WHAT YOU WILL DO
Copy each line that has the string "React" somewhere in it.

GIVEN MATERIAL
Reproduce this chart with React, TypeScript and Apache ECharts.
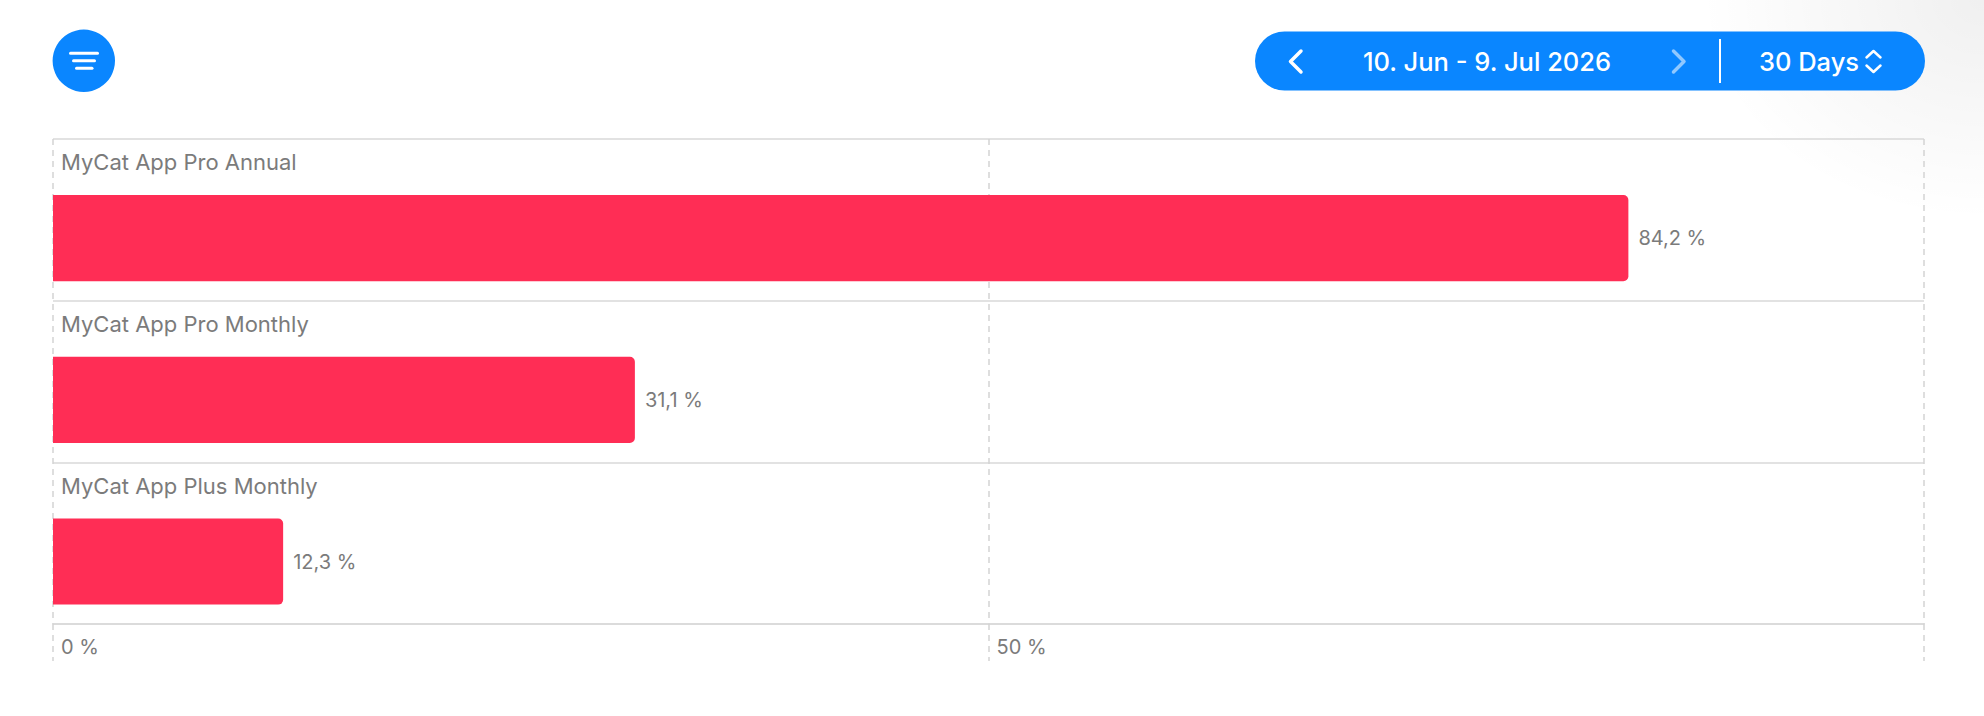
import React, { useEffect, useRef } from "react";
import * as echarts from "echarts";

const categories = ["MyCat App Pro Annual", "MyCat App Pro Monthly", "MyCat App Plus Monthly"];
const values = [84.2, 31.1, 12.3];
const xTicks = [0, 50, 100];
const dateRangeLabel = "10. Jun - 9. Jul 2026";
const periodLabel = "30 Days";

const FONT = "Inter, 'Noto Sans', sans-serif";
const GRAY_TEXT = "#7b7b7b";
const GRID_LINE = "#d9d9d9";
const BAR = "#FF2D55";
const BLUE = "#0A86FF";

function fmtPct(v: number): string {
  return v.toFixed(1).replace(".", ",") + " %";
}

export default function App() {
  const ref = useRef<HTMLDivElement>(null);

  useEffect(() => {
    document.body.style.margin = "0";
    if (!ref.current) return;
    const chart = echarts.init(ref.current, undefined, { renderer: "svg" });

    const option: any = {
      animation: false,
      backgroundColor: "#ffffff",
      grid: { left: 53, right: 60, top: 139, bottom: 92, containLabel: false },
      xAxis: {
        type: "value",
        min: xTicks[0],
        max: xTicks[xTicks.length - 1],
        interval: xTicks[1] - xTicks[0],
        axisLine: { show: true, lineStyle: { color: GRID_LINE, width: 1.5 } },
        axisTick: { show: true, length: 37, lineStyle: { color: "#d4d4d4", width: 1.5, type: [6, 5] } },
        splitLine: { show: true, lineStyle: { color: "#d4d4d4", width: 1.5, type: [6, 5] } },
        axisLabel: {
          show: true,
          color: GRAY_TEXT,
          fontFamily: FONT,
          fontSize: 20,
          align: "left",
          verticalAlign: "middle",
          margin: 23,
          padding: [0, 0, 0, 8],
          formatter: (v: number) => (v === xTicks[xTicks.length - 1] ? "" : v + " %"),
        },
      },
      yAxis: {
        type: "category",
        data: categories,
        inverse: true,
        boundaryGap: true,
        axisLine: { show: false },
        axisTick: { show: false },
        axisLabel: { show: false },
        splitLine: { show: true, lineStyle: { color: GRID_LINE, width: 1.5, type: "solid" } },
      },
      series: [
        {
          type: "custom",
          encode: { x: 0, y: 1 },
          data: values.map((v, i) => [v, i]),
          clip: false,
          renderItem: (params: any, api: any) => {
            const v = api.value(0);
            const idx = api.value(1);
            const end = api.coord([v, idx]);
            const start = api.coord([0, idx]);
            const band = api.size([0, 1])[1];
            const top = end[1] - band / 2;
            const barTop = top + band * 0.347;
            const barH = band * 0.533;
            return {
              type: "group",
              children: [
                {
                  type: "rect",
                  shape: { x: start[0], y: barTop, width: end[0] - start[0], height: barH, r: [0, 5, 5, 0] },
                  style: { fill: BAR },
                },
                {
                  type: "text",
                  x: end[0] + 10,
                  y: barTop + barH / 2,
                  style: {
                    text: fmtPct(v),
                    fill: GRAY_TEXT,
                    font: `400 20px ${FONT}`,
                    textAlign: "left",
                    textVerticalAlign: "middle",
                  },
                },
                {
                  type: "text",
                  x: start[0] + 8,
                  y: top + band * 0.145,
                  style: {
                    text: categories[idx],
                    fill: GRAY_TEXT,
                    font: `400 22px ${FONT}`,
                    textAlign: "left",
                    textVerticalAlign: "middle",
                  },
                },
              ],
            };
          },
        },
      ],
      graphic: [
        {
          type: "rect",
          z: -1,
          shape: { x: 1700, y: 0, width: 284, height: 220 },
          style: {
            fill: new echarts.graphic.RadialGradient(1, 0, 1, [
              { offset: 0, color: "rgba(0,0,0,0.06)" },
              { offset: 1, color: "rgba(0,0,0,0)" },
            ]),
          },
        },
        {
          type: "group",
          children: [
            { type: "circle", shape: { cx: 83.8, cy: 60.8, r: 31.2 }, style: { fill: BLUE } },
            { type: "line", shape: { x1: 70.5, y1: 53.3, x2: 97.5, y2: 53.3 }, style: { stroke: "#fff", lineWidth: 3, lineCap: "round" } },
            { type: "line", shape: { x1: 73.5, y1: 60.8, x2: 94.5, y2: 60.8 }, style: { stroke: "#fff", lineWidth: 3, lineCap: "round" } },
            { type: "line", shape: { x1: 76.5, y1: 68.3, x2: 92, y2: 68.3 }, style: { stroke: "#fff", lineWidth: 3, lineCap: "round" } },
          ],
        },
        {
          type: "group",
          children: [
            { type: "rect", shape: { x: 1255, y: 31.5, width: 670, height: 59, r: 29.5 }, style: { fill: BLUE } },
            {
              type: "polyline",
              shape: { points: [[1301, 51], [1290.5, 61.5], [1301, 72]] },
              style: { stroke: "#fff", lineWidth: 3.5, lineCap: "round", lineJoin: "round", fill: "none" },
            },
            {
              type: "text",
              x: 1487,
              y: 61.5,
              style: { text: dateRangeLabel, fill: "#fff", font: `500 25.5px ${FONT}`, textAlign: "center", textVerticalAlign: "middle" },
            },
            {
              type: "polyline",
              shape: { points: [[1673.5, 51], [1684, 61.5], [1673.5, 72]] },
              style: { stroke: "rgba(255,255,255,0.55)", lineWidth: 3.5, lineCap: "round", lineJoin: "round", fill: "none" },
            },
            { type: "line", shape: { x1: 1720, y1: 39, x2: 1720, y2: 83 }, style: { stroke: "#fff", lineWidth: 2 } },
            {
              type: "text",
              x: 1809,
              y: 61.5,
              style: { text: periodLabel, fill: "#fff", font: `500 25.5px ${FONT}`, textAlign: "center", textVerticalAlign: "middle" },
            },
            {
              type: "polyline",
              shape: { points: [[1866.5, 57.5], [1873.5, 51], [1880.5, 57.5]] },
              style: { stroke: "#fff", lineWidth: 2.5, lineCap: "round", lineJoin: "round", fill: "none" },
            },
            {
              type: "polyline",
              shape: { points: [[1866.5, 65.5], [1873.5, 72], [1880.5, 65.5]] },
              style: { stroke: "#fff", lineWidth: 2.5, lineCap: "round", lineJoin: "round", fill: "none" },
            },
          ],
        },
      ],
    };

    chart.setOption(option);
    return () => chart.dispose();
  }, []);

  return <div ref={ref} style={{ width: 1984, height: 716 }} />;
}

CORRECT RESPONSE
Reproduce this chart with React, TypeScript and Apache ECharts.
import React, { useEffect, useRef } from "react";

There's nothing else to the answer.